Not that they're limiting themselves to rubber. They wanted an instrument that could be used in many disciplines, that addressed specific needs of customers, utilized artificial intelligence and allowed companies to study surface topography in an affordable manner.

“I wouldn't say our goal has been to develop an instrument for the rubber instrument,” John said. “We were addressing a big need and it just so happens that we know this industry. What we did naturally fit into here.”

Matthew believes the technology will sell itself, especially after seeing the reaction to it at the Rubber Expo.

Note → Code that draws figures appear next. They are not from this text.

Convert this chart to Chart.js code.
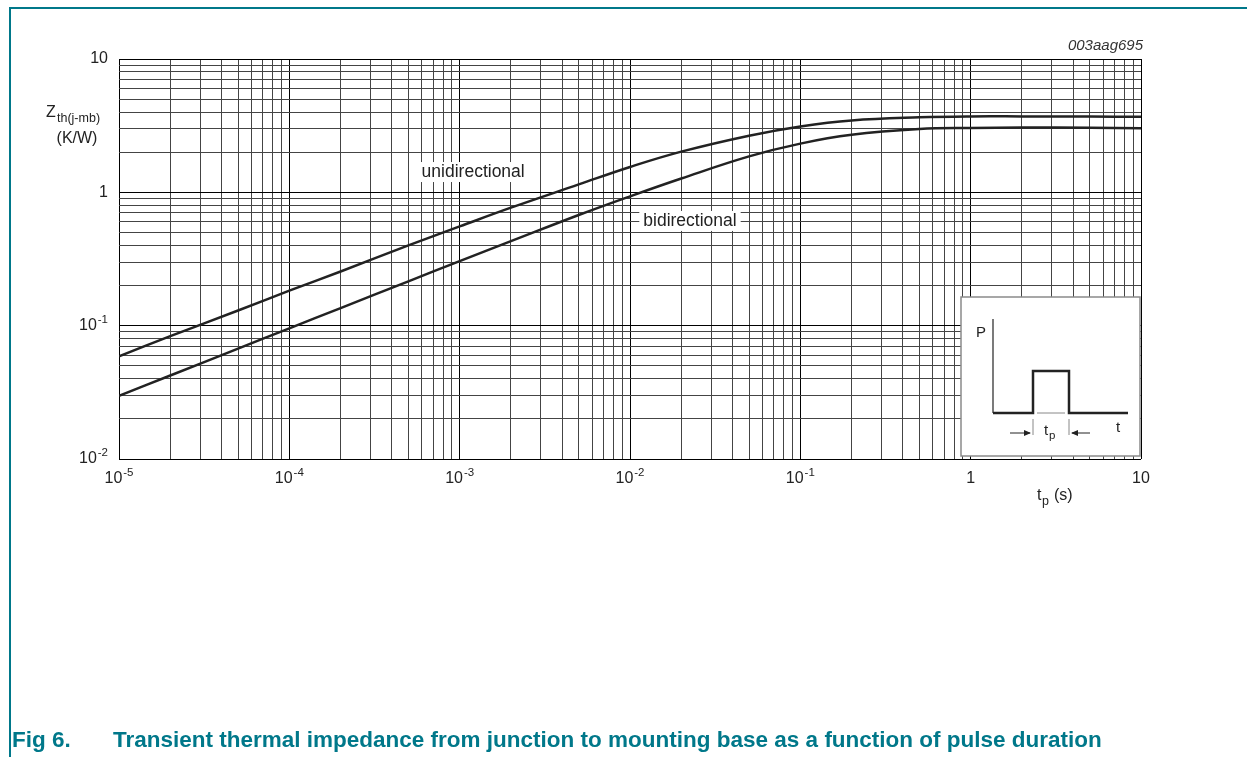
<!DOCTYPE html>
<html>
<head>
<meta charset="utf-8">
<script src="https://cdn.jsdelivr.net/npm/chart.js@4.4.1/dist/chart.umd.min.js"></script>
<style>
  html, body { margin: 0; padding: 0; background: #fff; }
  #wrap { position: relative; width: 1247px; height: 757px; overflow: hidden;
          font-family: "Liberation Sans", Arial, sans-serif; }
  #frame { position: absolute; left: 9px; top: 7px; right: -4px; bottom: -4px;
           border-left: 2px solid #00788a; border-top: 2px solid #00788a; }
  #chart { position: absolute; left: 0; top: 0; }
  #caption { position: absolute; left: 12px; top: 727px; font-weight: bold;
             font-size: 22.5px; color: #00788a; white-space: pre; }
  #caption span { display: inline-block; width: 101px; }
</style>
</head>
<body>
<div id="wrap">
  <div id="frame"></div>
  <canvas id="chart" width="1247" height="757"></canvas>
  <div id="caption"><span>Fig 6.</span>Transient thermal impedance from junction to mounting base as a function of pulse duration</div>
</div>
<script>
/* Data */
const tp = [1e-5, 2e-5, 5e-5, 1e-4, 2e-4, 5e-4, 1e-3, 2e-3, 5e-3, 1e-2,
            2e-2, 5e-2, 0.1, 0.2, 0.5, 1, 2, 5, 10];
const zthUni = [0.059, 0.0834, 0.130, 0.183, 0.255, 0.40, 0.555, 0.767, 1.146, 1.55,
                2.02, 2.66, 3.12, 3.46, 3.65, 3.71, 3.71, 3.70, 3.69];
const zthBi = [0.0298, 0.0423, 0.0673, 0.0955, 0.1355, 0.215, 0.305, 0.43, 0.676, 0.933,
               1.27, 1.86, 2.32, 2.70, 2.98, 3.04, 3.06, 3.05, 3.03];

/* Tick labels (base + superscript) */
const xTickValues = [1e-5, 1e-4, 1e-3, 1e-2, 1e-1, 1, 10];
const xTickBase = ['10', '10', '10', '10', '10', '1', '10'];
const xTickExp = ['-5', '-4', '-3', '-2', '-1', '', ''];
const yTickValues = [0.01, 0.1, 1, 10];
const yTickBase = ['10', '10', '1', '10'];
const yTickExp = ['-2', '-1', '', ''];

/* Curve labels, in data coordinates */
const curveLabels = ['unidirectional', 'bidirectional'];
const curveLabelX = [1.2e-3, 2.25e-2];
const curveLabelY = [1.42, 0.61];

const FONT = '"Liberation Sans", Arial, sans-serif';

// 1..9 in every decade, for the log grid
function logGrid(decades) {
    const vals = [];
    decades.forEach((d, i) => {
        if (i === decades.length - 1) { vals.push(d); return; }
        for (let m = 1; m <= 9; m++) vals.push(+(d * m).toPrecision(3));
    });
    return vals;
}
const xGrid = logGrid(xTickValues);
const yGrid = logGrid(yTickValues);

function isPow10(v) {
    const l = Math.log10(v);
    return Math.abs(l - Math.round(l)) < 1e-9;
}

function setTicks(vals) {
    return (scale) => {
        scale.ticks = vals.map(v => ({ value: v, major: isPow10(v) }));
    };
}

// label "10" with a raised exponent
function drawPow(ctx, base, exp, x, y, align) {
    ctx.font = '16px ' + FONT;
    const wb = ctx.measureText(base).width;
    ctx.font = '11.5px ' + FONT;
    const we = exp ? ctx.measureText(exp).width + 1 : 0;
    const total = wb + we;
    let x0 = align === 'right' ? x - total : x - total / 2;
    ctx.textAlign = 'left';
    ctx.textBaseline = 'middle';
    ctx.font = '16px ' + FONT;
    ctx.fillText(base, x0, y);
    if (exp) {
        ctx.font = '11.5px ' + FONT;
        ctx.fillText(exp, x0 + wb + 1, y - 6);
    }
}

const decorations = {
    id: 'decorations',
    afterDatasetsDraw(chart) {
        const ctx = chart.ctx;
        const xs = chart.scales.x, ys = chart.scales.y;
        ctx.save();
        ctx.font = '17.5px ' + FONT;
        ctx.textAlign = 'center';
        ctx.textBaseline = 'middle';
        curveLabels.forEach((t, i) => {
            const px = xs.getPixelForValue(curveLabelX[i]);
            const py = ys.getPixelForValue(curveLabelY[i]);
            const w = ctx.measureText(t).width;
            ctx.fillStyle = '#fff';
            ctx.fillRect(px - w / 2 - 4, py - 10, w + 8, 20);
            ctx.fillStyle = '#222';
            ctx.fillText(t, px, py);
        });
        ctx.restore();
    },
    afterDraw(chart) {
        const ctx = chart.ctx;
        const ca = chart.chartArea;
        const xs = chart.scales.x, ys = chart.scales.y;
        ctx.save();
        ctx.fillStyle = '#222';

        // tick labels
        xTickValues.forEach((v, i) => {
            drawPow(ctx, xTickBase[i], xTickExp[i], xs.getPixelForValue(v), ca.bottom + 20, 'center');
        });
        yTickValues.forEach((v, i) => {
            drawPow(ctx, yTickBase[i], yTickExp[i], ca.left - 11, ys.getPixelForValue(v), 'right');
        });

        // y axis title
        ctx.textBaseline = 'middle';
        ctx.textAlign = 'left';
        ctx.font = '16px ' + FONT;
        ctx.fillText('Z', 46, 113);
        ctx.font = '12.5px ' + FONT;
        ctx.fillText('th(j-mb)', 57, 119);
        ctx.font = '16px ' + FONT;
        ctx.textAlign = 'center';
        ctx.fillText('(K/W)', 77, 139);

        // x axis title
        ctx.textAlign = 'left';
        ctx.fillText('t', 1037, 496);
        ctx.font = '12.5px ' + FONT;
        ctx.fillText('p', 1042, 502);
        ctx.font = '16px ' + FONT;
        ctx.fillText('(s)', 1054, 496);

        // drawing id
        ctx.font = 'italic 15px ' + FONT;
        ctx.textAlign = 'right';
        ctx.fillStyle = '#333';
        ctx.fillText('003aag695', ca.right + 2, 46);

        // pulse inset
        const bl = ca.right - 180, bt = ca.bottom - 162;
        const br = ca.right - 1, bb = ca.bottom - 3;
        ctx.fillStyle = '#fff';
        ctx.fillRect(bl, bt, br - bl, bb - bt);
        ctx.strokeStyle = '#8a8a8a';
        ctx.lineWidth = 1.5;
        ctx.strokeRect(bl, bt, br - bl, bb - bt);

        const ax = ca.right - 148, aTop = ca.bottom - 140, base = ca.bottom - 46;
        const p1 = ca.right - 108, p2 = ca.right - 72, pTop = ca.bottom - 88;
        const bEnd = ca.right - 13;
        ctx.strokeStyle = '#222';
        ctx.lineWidth = 1.2;
        ctx.beginPath();
        ctx.moveTo(ax, aTop);
        ctx.lineTo(ax, base);
        ctx.stroke();
        ctx.lineWidth = 2.5;
        ctx.beginPath();
        ctx.moveTo(ax, base);
        ctx.lineTo(p1, base);
        ctx.lineTo(p1, pTop);
        ctx.lineTo(p2, pTop);
        ctx.lineTo(p2, base);
        ctx.lineTo(bEnd, base);
        ctx.stroke();
        ctx.strokeStyle = '#888';
        ctx.lineWidth = 1;
        ctx.beginPath();
        ctx.moveTo(p1 + 4, base); ctx.lineTo(p2 - 4, base);
        ctx.moveTo(p1, base + 6); ctx.lineTo(p1, base + 22);
        ctx.moveTo(p2, base + 6); ctx.lineTo(p2, base + 22);
        ctx.stroke();

        // dimension arrows
        const ay = base + 20;
        ctx.strokeStyle = '#222';
        ctx.fillStyle = '#222';
        ctx.lineWidth = 1;
        ctx.beginPath();
        ctx.moveTo(p1 - 23, ay); ctx.lineTo(p1 - 3, ay);
        ctx.moveTo(p2 + 21, ay); ctx.lineTo(p2 + 3, ay);
        ctx.stroke();
        ctx.beginPath();
        ctx.moveTo(p1 - 2, ay); ctx.lineTo(p1 - 9, ay - 3); ctx.lineTo(p1 - 9, ay + 3); ctx.closePath();
        ctx.moveTo(p2 + 2, ay); ctx.lineTo(p2 + 9, ay - 3); ctx.lineTo(p2 + 9, ay + 3); ctx.closePath();
        ctx.fill();

        ctx.textAlign = 'left';
        ctx.textBaseline = 'middle';
        ctx.font = '15px ' + FONT;
        ctx.fillText('t', p1 + 11, ay - 2);
        ctx.font = '11.5px ' + FONT;
        ctx.fillText('p', p1 + 16, ay + 3);
        ctx.font = '15px ' + FONT;
        ctx.fillText('t', ca.right - 25, ay - 5);
        ctx.fillText('P', ax - 17, ca.bottom - 126);
        ctx.restore();
    }
};

new Chart(document.getElementById('chart'), {
    type: 'line',
    data: {
        datasets: [{
            label: 'unidirectional',
            data: tp.map((t, i) => ({ x: t, y: zthUni[i] })),
            borderColor: '#222',
            borderWidth: 2.5,
            pointRadius: 0,
            tension: 0.4,
            fill: false
        }, {
            label: 'bidirectional',
            data: tp.map((t, i) => ({ x: t, y: zthBi[i] })),
            borderColor: '#222',
            borderWidth: 2.5,
            pointRadius: 0,
            tension: 0.4,
            fill: false
        }]
    },
    options: {
        responsive: false,
        animation: false,
        devicePixelRatio: 1,
        layout: { padding: { left: 119, right: 106, top: 59, bottom: 298 } },
        plugins: {
            legend: { display: false },
            tooltip: { enabled: false }
        },
        scales: {
            x: {
                type: 'logarithmic',
                min: 1e-5,
                max: 10,
                afterBuildTicks: setTicks(xGrid),
                ticks: { display: false },
                grid: {
                    drawTicks: false,
                    lineWidth: 1,
                    color: (c) => (c.tick && c.tick.major ? '#000' : '#444')
                },
                border: { display: false }
            },
            y: {
                type: 'logarithmic',
                min: 0.01,
                max: 10,
                afterBuildTicks: setTicks(yGrid),
                ticks: { display: false },
                grid: {
                    drawTicks: false,
                    lineWidth: 1,
                    color: (c) => (c.tick && c.tick.major ? '#000' : '#444')
                },
                border: { display: false }
            }
        }
    },
    plugins: [decorations]
}); // End Chart
</script>
</body>
</html>
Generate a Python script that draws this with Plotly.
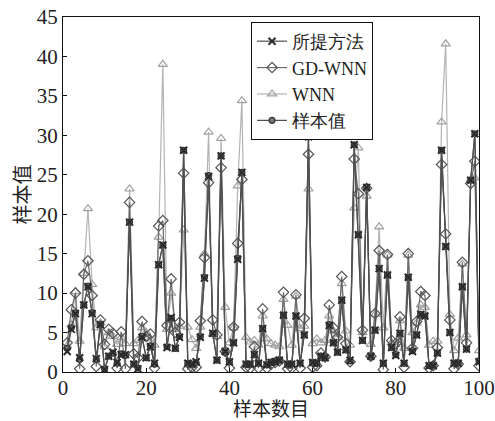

“Is the sales effort going to be hard?” he asked. “It will only be hard until they see it. When you have very few new innovations in instrumentation, I think there's skepticism to great transformative changes. ... I feel this is one of those things that could enable not just small incremental change in the industry, but very large change.”

Besides the Brooklyn and Cuyahoga Falls units, Nanotronics has an operation in California to assemble the instruments used in the semiconductor industry. Currently it has 30-35 employees, but it is looking to hire more.

Nanotronics was partially funded from the Founders Fund in San Francisco, led by Peter Thiel, co-founder of PayPal. Nanotronics raised $7 million late last year in a round of financing from Founders Fund, and Thiel sits on the instrument company's board.

In addition to the capital, the Putmans also take from Thiel's philosophy that rather than being the biggest company today, it's better to be the best company in the future.

“To dominate this in five and 10 years from now and still be pushing the boundaries of technological change—that's the goal of the company,” Matthew said.